__Aim of the exercise__
Leave out every picture, and output exactly the lines from the line containing "Recreate this image" through the last line of the data.

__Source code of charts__
* BEGIN *
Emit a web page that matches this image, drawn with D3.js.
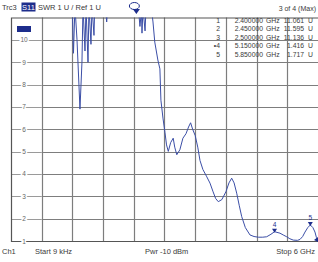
<!DOCTYPE html>
<html>
<head>
<meta charset="utf-8">
<script src="https://cdn.jsdelivr.net/npm/d3@7"></script>
<style>
body { margin:0; background:#fff; }
text { font-family: "Liberation Sans", Arial, sans-serif; }
</style>
</head>
<body>
<script>
// trace frequency (GHz) and SWR values (U)
var freqs = [0.009,0.3,0.6,0.9,1.15,1.192,1.221,1.25,1.29,1.348,1.387,1.407,1.446,1.466,1.505,1.524,1.563,1.583,1.622,1.642,
  1.7,1.85,1.87,1.89,2.1,2.3,2.38,2.4,2.45,2.5,2.52,2.55,2.56,2.58,2.62,2.64,2.7,2.75,2.775,2.81,2.87,2.91,2.93,2.97,
  3.01,3.04,3.074,3.12,3.17,3.2,3.24,3.3,3.36,3.42,3.47,3.51,3.55,3.6,3.65,3.694,3.75,3.82,3.889,3.95,4.0,4.051,4.12,
  4.2,4.26,4.313,4.36,4.411,4.46,4.509,4.58,4.671,4.75,4.833,4.92,4.997,5.08,5.15,5.257,5.32,5.388,5.45,5.517,5.6,
  5.648,5.7,5.746,5.8,5.85,5.9,5.941,5.97,6.0];
var swr = [14,18,16,14,13,12,9.4,11.5,10,6.9,9.0,11.5,9.5,11.5,9.0,11.5,9.8,11.5,10.2,12,
  11.8,11.3,10.8,11.4,12,11.5,11.1,11.061,11.595,11.136,10.6,11.3,10.3,11.4,10.4,11.5,12,11.3,10.8,9.9,9.1,8.7,7.3,6.5,
  5.84,5.3,5.01,5.4,5.6,5.2,4.86,5.08,5.6,5.8,6.1,6.29,6.0,5.72,5.2,4.6,4.2,3.9,3.59,3.2,2.9,2.76,2.85,
  3.2,3.6,3.81,3.6,3.14,2.6,2.09,1.6,1.27,1.2,1.17,1.17,1.19,1.3,1.416,1.35,1.27,1.19,1.1,1.04,1.03,
  1.07,1.2,1.4,1.6,1.717,1.6,1.4,1.15,1.0];

// marker table
var markerIds = ["1","2","3","\u20224","5"];
var markerFreqs = ["2.400000","2.450000","2.500000","5.150000","5.850000"];
var markerVals = ["11.061","11.595","11.136","1.416","1.717"];
var markerGHz = [2.4,2.45,2.5,5.15,5.85];
var markerU = [11.061,11.595,11.136,1.416,1.717];

var yTicks = [1,2,3,4,5,6,7,8,9,10];
var xGrid = [0.6,1.2,1.8,2.4,3.0,3.6,4.2,4.8,5.4];

var W = 318, H = 262;
var svg = d3.select("body").append("svg").attr("width",W).attr("height",H);

var x = d3.scaleLinear().domain([0.000009,6]).range([11,318]);
var y = d3.scaleLinear().domain([1,11]).range([241,17.5]);

var blue = "#3b4ea6", navy = "#1d2d8c", ink = "#3a3a3a";

// grid
svg.selectAll("line.vg").data(xGrid).enter().append("line")
  .attr("x1",function(d){ return Math.round(x(d))+0.5; }).attr("x2",function(d){ return Math.round(x(d))+0.5; })
  .attr("y1",y(11)).attr("y2",y(1)).attr("stroke","#7d7d7d").attr("stroke-width",1.2);
svg.selectAll("line.hg").data(yTicks.slice(1)).enter().append("line")
  .attr("x1",x(0.6)).attr("x2",318)
  .attr("y1",function(d){ return Math.round(y(d))+0.5; }).attr("y2",function(d){ return Math.round(y(d))+0.5; })
  .attr("stroke","#7d7d7d").attr("stroke-width",1.2);
svg.selectAll("line.hg0").data(yTicks.slice(1)).enter().append("line")
  .attr("x1",11).attr("x2",x(0.6))
  .attr("y1",function(d){ return Math.round(y(d))+0.5; }).attr("y2",function(d){ return Math.round(y(d))+0.5; })
  .attr("stroke","#9a9a9a").attr("stroke-width",1);
// border
svg.append("path").attr("d","M318,"+(y(11)+0.5)+"H11.5V"+(y(1)+0.5)+"H318")
  .attr("fill","none").attr("stroke","#555").attr("stroke-width",1.2);

// y labels
svg.selectAll("text.yl").data(yTicks).enter().append("text")
  .attr("x",24).attr("y",function(d){ return y(d)+2.5; })
  .attr("text-anchor","middle").attr("font-size",6.5).attr("fill","#666")
  .attr("stroke","#fff").attr("stroke-width",3).attr("paint-order","stroke")
  .text(function(d){ return d; });

// trace
svg.append("clipPath").attr("id","clip").append("rect")
  .attr("x",11).attr("y",y(11)).attr("width",307).attr("height",y(1)-y(11));
var line = d3.line().x(function(d,i){ return x(freqs[i]); }).y(function(d){ return y(d); });
svg.append("path").datum(swr).attr("d",line).attr("clip-path","url(#clip)")
  .attr("fill","none").attr("stroke",blue).attr("stroke-width",1);

// markers 4 and 5
[3,4].forEach(function(i){
  var mx = x(markerGHz[i]), my = y(markerU[i]);
  svg.append("path").attr("d","M"+(mx-2.5)+","+(my-3)+"L"+(mx+2.5)+","+(my-3)+"L"+mx+","+(my+1)+"Z").attr("fill",navy);
  svg.append("text").attr("x",mx).attr("y",my-5).attr("text-anchor","middle")
    .attr("font-size",6.5).attr("fill",navy).text(i+1);
});
// end of trace blob
svg.append("path").attr("d","M"+(x(6)-4)+","+(y(1)-1)+"L"+x(6)+","+(y(1)-4)+"L"+x(6)+","+(y(1)+1)+"Z").attr("fill",navy);
// markers 1-3 above the top (off scale)
svg.append("ellipse").attr("cx",x(2.45)-2).attr("cy",6).attr("rx",5).attr("ry",3.5)
  .attr("fill","none").attr("stroke",navy).attr("stroke-width",1);
svg.append("path").attr("d","M"+(x(2.4)-1)+",9L"+(x(2.5)+1)+",9L"+x(2.45)+",14Z").attr("fill",navy);

// trace box
svg.append("rect").attr("x",17).attr("y",26).attr("width",14).attr("height",6).attr("fill",navy);

// header
svg.append("text").attr("x",2).attr("y",10).attr("font-size",7.5).attr("fill",ink).text("Trc3");
svg.append("rect").attr("x",21.5).attr("y",2.5).attr("width",14).attr("height",9).attr("fill",navy);
svg.append("text").attr("x",28.5).attr("y",10).attr("text-anchor","middle").attr("font-size",7.5).attr("fill","#fff").text("S11");
svg.append("text").attr("x",38).attr("y",10).attr("font-size",7.5).attr("fill",ink).text("SWR  1 U /  Ref 1 U");
svg.append("text").attr("x",316).attr("y",11).attr("text-anchor","end").attr("font-size",7).attr("fill",ink).text("3 of 4 (Max)");

// marker table
var rows = svg.selectAll("g.mr").data(markerIds).enter().append("g")
  .attr("transform",function(d,i){ return "translate(0,"+(22.5+i*8.6)+")"; })
  .attr("font-size",6.8).attr("fill",ink);
rows.append("text").attr("x",220).attr("text-anchor","end").text(function(d){ return d; });
rows.append("text").attr("x",263).attr("text-anchor","end").text(function(d,i){ return markerFreqs[i]; });
rows.append("text").attr("x",266).text("GHz");
rows.append("text").attr("x",304).attr("text-anchor","end").text(function(d,i){ return markerVals[i]; });
rows.append("text").attr("x",308).text("U");

// footer
svg.append("text").attr("x",2).attr("y",254).attr("font-size",7.5).attr("fill",ink).text("Ch1");
svg.append("text").attr("x",35).attr("y",254).attr("font-size",7.5).attr("fill",ink).text("Start  9 kHz");
svg.append("text").attr("x",145).attr("y",254).attr("font-size",7.5).attr("fill",ink).text("Pwr  -10 dBm");
svg.append("text").attr("x",315).attr("y",254).attr("text-anchor","end").attr("font-size",7.5).attr("fill",ink).text("Stop  6 GHz");
</script>
</body>
</html>
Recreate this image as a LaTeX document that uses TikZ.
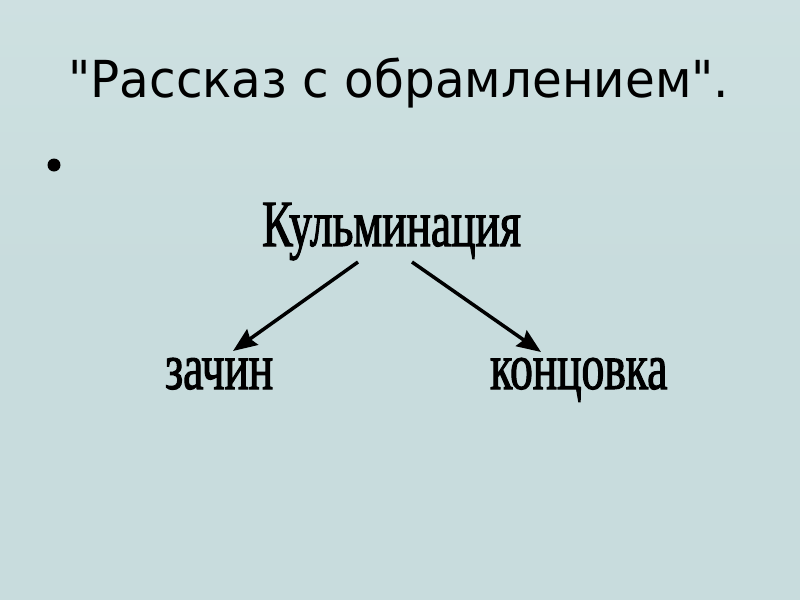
\documentclass[tikz,border=0pt]{standalone}
\usepackage{fontspec}
\usetikzlibrary{arrows.meta}
\newfontfamily\titlefont[FakeStretch=0.95]{DejaVu Sans}
\newfontfamily\diagfont[FakeStretch=0.69,FakeBold=1.6]{Liberation Serif}
\definecolor{bgcol}{RGB}{200,220,221}
\definecolor{bglight}{RGB}{210,228,228}
\tikzset{
  title/.style={anchor=base west, inner sep=0pt, font=\titlefont\fontsize{51}{60}\selectfont},
  term/.style={anchor=base west, inner sep=0pt, font=\diagfont\fontsize{66}{72}\selectfont},
  link/.style={line width=3.5pt, -{Stealth[length=24pt,width=19pt,inset=3pt]}}
}
\begin{document}
\begin{tikzpicture}[x=1pt,y=-1pt]
  \fill[bgcol] (0,0) rectangle (800,600);
  \shade[top color=bglight, bottom color=bgcol, opacity=0.6] (0,0) rectangle (800,300);
  \useasboundingbox (0,0) rectangle (800,600);
  \node[title] (t) at (68,97) {"Рассказ с обрамлением".};
  \fill (54,165) circle (6.5pt);
  \node[term] (k) at (262,246) {Кульминация};
  \node[term] (z) at (165,389) {зачин};
  \node[term] (c) at (490,389) {концовка};
  \coordinate (k1) at (358,262);
  \coordinate (k2) at (412,262);
  \coordinate (z1) at (233,351);
  \coordinate (c1) at (541,352);
  \draw[link] (k1) -- (z1);
  \draw[link] (k2) -- (c1);
\end{tikzpicture}
\end{document}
* END *
__Exercise result__
Recreate this image as a LaTeX document that uses TikZ.
\documentclass[tikz,border=0pt]{standalone}
\usepackage{fontspec}
\usetikzlibrary{arrows.meta}
\newfontfamily\titlefont[FakeStretch=0.95]{DejaVu Sans}
\newfontfamily\diagfont[FakeStretch=0.69,FakeBold=1.6]{Liberation Serif}
\definecolor{bgcol}{RGB}{200,220,221}
\definecolor{bglight}{RGB}{210,228,228}
\tikzset{
  title/.style={anchor=base west, inner sep=0pt, font=\titlefont\fontsize{51}{60}\selectfont},
  term/.style={anchor=base west, inner sep=0pt, font=\diagfont\fontsize{66}{72}\selectfont},
  link/.style={line width=3.5pt, -{Stealth[length=24pt,width=19pt,inset=3pt]}}
}
\begin{document}
\begin{tikzpicture}[x=1pt,y=-1pt]
  \fill[bgcol] (0,0) rectangle (800,600);
  \shade[top color=bglight, bottom color=bgcol, opacity=0.6] (0,0) rectangle (800,300);
  \useasboundingbox (0,0) rectangle (800,600);
  \node[title] (t) at (68,97) {"Рассказ с обрамлением".};
  \fill (54,165) circle (6.5pt);
  \node[term] (k) at (262,246) {Кульминация};
  \node[term] (z) at (165,389) {зачин};
  \node[term] (c) at (490,389) {концовка};
  \coordinate (k1) at (358,262);
  \coordinate (k2) at (412,262);
  \coordinate (z1) at (233,351);
  \coordinate (c1) at (541,352);
  \draw[link] (k1) -- (z1);
  \draw[link] (k2) -- (c1);
\end{tikzpicture}
\end{document}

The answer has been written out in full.